### Aim of the task
Repeat the material below exactly, with no pictures.

### Recorded information
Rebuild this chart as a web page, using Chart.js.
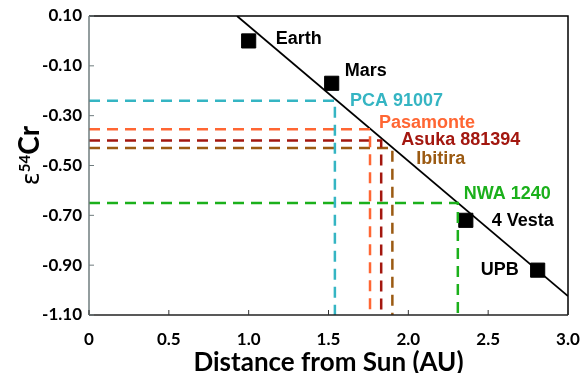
<!DOCTYPE html>
<html>
<head>
<meta charset="utf-8">
<script src="https://cdn.jsdelivr.net/npm/chart.js@4"></script>
<style>
  html, body { margin: 0; padding: 0; background: #fff; }
  #wrap { width: 586px; height: 373px; }
</style>
</head>
<body>
<div id="wrap"><canvas id="chart" width="586" height="373"></canvas></div>
<script>
// planets / asteroid bodies (black squares)
const bodyNames = ['Earth', 'Mars', '4 Vesta', 'UPB'];
const bodyDist = [1.0, 1.52, 2.36, 2.81];
const bodyEps = [0.0, -0.17, -0.72, -0.92];

// meteorites (dashed guides)
const metNames = ['PCA 91007', 'Pasamonte', 'Asuka 881394', 'Ibitira', 'NWA 1240'];
const metDist = [1.54, 1.76, 1.83, 1.90, 2.31];
const metEps = [-0.24, -0.355, -0.40, -0.43, -0.65];
const metColors = ['#35B5C3', '#FF6633', '#A3170F', '#9B5A12', '#1BB01B'];

// fitted line end points
const fitDist = [0.927, 3.0];
const fitEps = [0.10, -1.024];

const xTicks = [0, 0.5, 1.0, 1.5, 2.0, 2.5, 3.0];
const xTickLabels = ['0', '0.5', '1.0', '1.5', '2.0', '2.5', '3.0'];
const yTicks = [0.10, -0.10, -0.30, -0.50, -0.70, -0.90, -1.10];
const yTickLabels = ['0.10', '-0.10', '-0.30', '-0.50', '-0.70', '-0.90', '-1.10'];

// label placement relative to the mark, in px
const bodyLabelOffset = [[27, -2, 'left'], [13, -12, 'left'], [26, 1, 'left'], [-19, 0, 'right']];
const metLabelOffset = [[15, 0], [9, -6], [20, -1], [24, 11], [6, -9]];

const datasets = [];

metNames.forEach((name, i) => {
    datasets.push({
        label: name,
        data: [{x: 0, y: metEps[i]}, {x: metDist[i], y: metEps[i]}, {x: metDist[i], y: -1.10}],
        borderColor: metColors[i],
        borderWidth: 2.5,
        borderDash: [11, 7],
        pointRadius: 0,
        fill: false
    });
});

datasets.push({
    label: 'fit',
    data: fitDist.map((d, i) => ({x: d, y: fitEps[i]})),
    borderColor: '#000',
    borderWidth: 1.8,
    pointRadius: 0,
    fill: false
});

datasets.push({
    label: 'bodies',
    data: bodyDist.map((d, i) => ({x: d, y: bodyEps[i]})),
    showLine: false,
    pointStyle: 'rect',
    pointRadius: 10,
    pointBackgroundColor: '#000',
    pointBorderColor: '#000'
});

const labelFont = 'bold 18px "Liberation Sans", Arial, sans-serif';

const decorPlugin = {
    id: 'decor',
    afterDatasetsDraw(chart) {
        const ctx = chart.ctx;
        const xs = chart.scales.x, ys = chart.scales.y;
        const a = chart.chartArea;
        ctx.save();

        // frame
        ctx.lineWidth = 1.5;
        ctx.strokeStyle = '#000';
        ctx.beginPath();
        ctx.moveTo(a.left, a.top);
        ctx.lineTo(a.right, a.top);
        ctx.lineTo(a.right, a.bottom);
        ctx.stroke();
        ctx.strokeStyle = '#222';
        ctx.beginPath();
        ctx.moveTo(a.left, a.bottom);
        ctx.lineTo(a.right, a.bottom);
        ctx.stroke();
        ctx.strokeStyle = '#6f7c7e';
        ctx.beginPath();
        ctx.moveTo(a.left, a.top);
        ctx.lineTo(a.left, a.bottom);
        ctx.stroke();

        // inward tick marks
        ctx.lineWidth = 1;
        ctx.strokeStyle = '#333';
        xTicks.forEach(v => {
            const px = xs.getPixelForValue(v);
            ctx.beginPath();
            ctx.moveTo(px, a.bottom);
            ctx.lineTo(px, a.bottom - 5);
            ctx.stroke();
        });
        ctx.strokeStyle = '#6f7c7e';
        yTicks.forEach(v => {
            const py = ys.getPixelForValue(v);
            ctx.beginPath();
            ctx.moveTo(a.left, py);
            ctx.lineTo(a.left + 5, py);
            ctx.stroke();
        });

        // labels
        ctx.font = labelFont;
        ctx.textBaseline = 'middle';
        bodyNames.forEach((name, i) => {
            const o = bodyLabelOffset[i];
            ctx.fillStyle = '#000';
            ctx.textAlign = o[2];
            ctx.fillText(name, xs.getPixelForValue(bodyDist[i]) + o[0], ys.getPixelForValue(bodyEps[i]) + o[1]);
        });
        ctx.textAlign = 'left';
        metNames.forEach((name, i) => {
            const o = metLabelOffset[i];
            ctx.fillStyle = metColors[i];
            ctx.fillText(name, xs.getPixelForValue(metDist[i]) + o[0], ys.getPixelForValue(metEps[i]) + o[1]);
        });

        // y axis title: epsilon 54 Cr, rotated
        ctx.translate(30, (a.top + a.bottom) / 2 - 10);
        ctx.rotate(-Math.PI / 2);
        ctx.fillStyle = '#000';
        ctx.textAlign = 'left';
        ctx.textBaseline = 'alphabetic';
        const parts = [
            ['ε', '24px "DejaVu Sans", sans-serif', 0],
            ['54', 'bold 15px Lato, sans-serif', -9],
            ['Cr', 'bold 28px Lato, sans-serif', 0]
        ];
        let total = 0;
        parts.forEach(p => { ctx.font = p[1]; total += ctx.measureText(p[0]).width; });
        let cx = -total / 2;
        parts.forEach(p => {
            ctx.font = p[1];
            ctx.fillText(p[0], cx, 9 + p[2]);
            cx += ctx.measureText(p[0]).width;
        });
        ctx.restore();
    }
};

new Chart(document.getElementById('chart'), {
    type: 'line',
    data: { datasets: datasets },
    options: {
        responsive: false,
        animation: false,
        events: [],
        layout: { padding: { top: 16, right: 18, left: 0, bottom: 0 } },
        plugins: { legend: { display: false }, tooltip: { enabled: false } },
        scales: {
            x: {
                type: 'linear',
                min: 0,
                max: 3.0,
                afterFit: s => { s.height = 58; s.paddingLeft = 0; s.paddingRight = 0; },
                afterBuildTicks: s => { s.ticks = xTicks.map(v => ({value: v})); },
                grid: { display: false, drawTicks: false },
                border: { display: false },
                ticks: {
                    padding: 14,
                    color: '#000',
                    font: { family: 'Lato', weight: 'bold', size: 17 },
                    maxRotation: 0,
                    callback: v => xTickLabels[xTicks.indexOf(v)]
                },
                title: {
                    display: true,
                    text: 'Distance from Sun (AU)',
                    color: '#000',
                    font: { family: 'Lato', weight: 'bold', size: 26 },
                    padding: { top: 0, bottom: -5 }
                }
            },
            y: {
                type: 'linear',
                min: -1.10,
                max: 0.10,
                afterFit: s => { s.width = 89; s.paddingTop = 0; s.paddingBottom = 0; },
                afterBuildTicks: s => { s.ticks = yTicks.map(v => ({value: v})); },
                grid: { display: false, drawTicks: false },
                border: { display: false },
                ticks: {
                    padding: 7,
                    color: '#000',
                    font: { family: 'Lato', weight: 'bold', size: 17 },
                    callback: v => yTickLabels[yTicks.indexOf(v)]
                }
            }
        }
    },
    plugins: [decorPlugin]
});
</script>
</body>
</html>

### Result of this exercise
Rebuild this chart as a web page, using Chart.js.
<!DOCTYPE html>
<html>
<head>
<meta charset="utf-8">
<script src="https://cdn.jsdelivr.net/npm/chart.js@4"></script>
<style>
  html, body { margin: 0; padding: 0; background: #fff; }
  #wrap { width: 586px; height: 373px; }
</style>
</head>
<body>
<div id="wrap"><canvas id="chart" width="586" height="373"></canvas></div>
<script>
// planets / asteroid bodies (black squares)
const bodyNames = ['Earth', 'Mars', '4 Vesta', 'UPB'];
const bodyDist = [1.0, 1.52, 2.36, 2.81];
const bodyEps = [0.0, -0.17, -0.72, -0.92];

// meteorites (dashed guides)
const metNames = ['PCA 91007', 'Pasamonte', 'Asuka 881394', 'Ibitira', 'NWA 1240'];
const metDist = [1.54, 1.76, 1.83, 1.90, 2.31];
const metEps = [-0.24, -0.355, -0.40, -0.43, -0.65];
const metColors = ['#35B5C3', '#FF6633', '#A3170F', '#9B5A12', '#1BB01B'];

// fitted line end points
const fitDist = [0.927, 3.0];
const fitEps = [0.10, -1.024];

const xTicks = [0, 0.5, 1.0, 1.5, 2.0, 2.5, 3.0];
const xTickLabels = ['0', '0.5', '1.0', '1.5', '2.0', '2.5', '3.0'];
const yTicks = [0.10, -0.10, -0.30, -0.50, -0.70, -0.90, -1.10];
const yTickLabels = ['0.10', '-0.10', '-0.30', '-0.50', '-0.70', '-0.90', '-1.10'];

// label placement relative to the mark, in px
const bodyLabelOffset = [[27, -2, 'left'], [13, -12, 'left'], [26, 1, 'left'], [-19, 0, 'right']];
const metLabelOffset = [[15, 0], [9, -6], [20, -1], [24, 11], [6, -9]];

const datasets = [];

metNames.forEach((name, i) => {
    datasets.push({
        label: name,
        data: [{x: 0, y: metEps[i]}, {x: metDist[i], y: metEps[i]}, {x: metDist[i], y: -1.10}],
        borderColor: metColors[i],
        borderWidth: 2.5,
        borderDash: [11, 7],
        pointRadius: 0,
        fill: false
    });
});

datasets.push({
    label: 'fit',
    data: fitDist.map((d, i) => ({x: d, y: fitEps[i]})),
    borderColor: '#000',
    borderWidth: 1.8,
    pointRadius: 0,
    fill: false
});

datasets.push({
    label: 'bodies',
    data: bodyDist.map((d, i) => ({x: d, y: bodyEps[i]})),
    showLine: false,
    pointStyle: 'rect',
    pointRadius: 10,
    pointBackgroundColor: '#000',
    pointBorderColor: '#000'
});

const labelFont = 'bold 18px "Liberation Sans", Arial, sans-serif';

const decorPlugin = {
    id: 'decor',
    afterDatasetsDraw(chart) {
        const ctx = chart.ctx;
        const xs = chart.scales.x, ys = chart.scales.y;
        const a = chart.chartArea;
        ctx.save();

        // frame
        ctx.lineWidth = 1.5;
        ctx.strokeStyle = '#000';
        ctx.beginPath();
        ctx.moveTo(a.left, a.top);
        ctx.lineTo(a.right, a.top);
        ctx.lineTo(a.right, a.bottom);
        ctx.stroke();
        ctx.strokeStyle = '#222';
        ctx.beginPath();
        ctx.moveTo(a.left, a.bottom);
        ctx.lineTo(a.right, a.bottom);
        ctx.stroke();
        ctx.strokeStyle = '#6f7c7e';
        ctx.beginPath();
        ctx.moveTo(a.left, a.top);
        ctx.lineTo(a.left, a.bottom);
        ctx.stroke();

        // inward tick marks
        ctx.lineWidth = 1;
        ctx.strokeStyle = '#333';
        xTicks.forEach(v => {
            const px = xs.getPixelForValue(v);
            ctx.beginPath();
            ctx.moveTo(px, a.bottom);
            ctx.lineTo(px, a.bottom - 5);
            ctx.stroke();
        });
        ctx.strokeStyle = '#6f7c7e';
        yTicks.forEach(v => {
            const py = ys.getPixelForValue(v);
            ctx.beginPath();
            ctx.moveTo(a.left, py);
            ctx.lineTo(a.left + 5, py);
            ctx.stroke();
        });

        // labels
        ctx.font = labelFont;
        ctx.textBaseline = 'middle';
        bodyNames.forEach((name, i) => {
            const o = bodyLabelOffset[i];
            ctx.fillStyle = '#000';
            ctx.textAlign = o[2];
            ctx.fillText(name, xs.getPixelForValue(bodyDist[i]) + o[0], ys.getPixelForValue(bodyEps[i]) + o[1]);
        });
        ctx.textAlign = 'left';
        metNames.forEach((name, i) => {
            const o = metLabelOffset[i];
            ctx.fillStyle = metColors[i];
            ctx.fillText(name, xs.getPixelForValue(metDist[i]) + o[0], ys.getPixelForValue(metEps[i]) + o[1]);
        });

        // y axis title: epsilon 54 Cr, rotated
        ctx.translate(30, (a.top + a.bottom) / 2 - 10);
        ctx.rotate(-Math.PI / 2);
        ctx.fillStyle = '#000';
        ctx.textAlign = 'left';
        ctx.textBaseline = 'alphabetic';
        const parts = [
            ['ε', '24px "DejaVu Sans", sans-serif', 0],
            ['54', 'bold 15px Lato, sans-serif', -9],
            ['Cr', 'bold 28px Lato, sans-serif', 0]
        ];
        let total = 0;
        parts.forEach(p => { ctx.font = p[1]; total += ctx.measureText(p[0]).width; });
        let cx = -total / 2;
        parts.forEach(p => {
            ctx.font = p[1];
            ctx.fillText(p[0], cx, 9 + p[2]);
            cx += ctx.measureText(p[0]).width;
        });
        ctx.restore();
    }
};

new Chart(document.getElementById('chart'), {
    type: 'line',
    data: { datasets: datasets },
    options: {
        responsive: false,
        animation: false,
        events: [],
        layout: { padding: { top: 16, right: 18, left: 0, bottom: 0 } },
        plugins: { legend: { display: false }, tooltip: { enabled: false } },
        scales: {
            x: {
                type: 'linear',
                min: 0,
                max: 3.0,
                afterFit: s => { s.height = 58; s.paddingLeft = 0; s.paddingRight = 0; },
                afterBuildTicks: s => { s.ticks = xTicks.map(v => ({value: v})); },
                grid: { display: false, drawTicks: false },
                border: { display: false },
                ticks: {
                    padding: 14,
                    color: '#000',
                    font: { family: 'Lato', weight: 'bold', size: 17 },
                    maxRotation: 0,
                    callback: v => xTickLabels[xTicks.indexOf(v)]
                },
                title: {
                    display: true,
                    text: 'Distance from Sun (AU)',
                    color: '#000',
                    font: { family: 'Lato', weight: 'bold', size: 26 },
                    padding: { top: 0, bottom: -5 }
                }
            },
            y: {
                type: 'linear',
                min: -1.10,
                max: 0.10,
                afterFit: s => { s.width = 89; s.paddingTop = 0; s.paddingBottom = 0; },
                afterBuildTicks: s => { s.ticks = yTicks.map(v => ({value: v})); },
                grid: { display: false, drawTicks: false },
                border: { display: false },
                ticks: {
                    padding: 7,
                    color: '#000',
                    font: { family: 'Lato', weight: 'bold', size: 17 },
                    callback: v => yTickLabels[yTicks.indexOf(v)]
                }
            }
        }
    },
    plugins: [decorPlugin]
});
</script>
</body>
</html>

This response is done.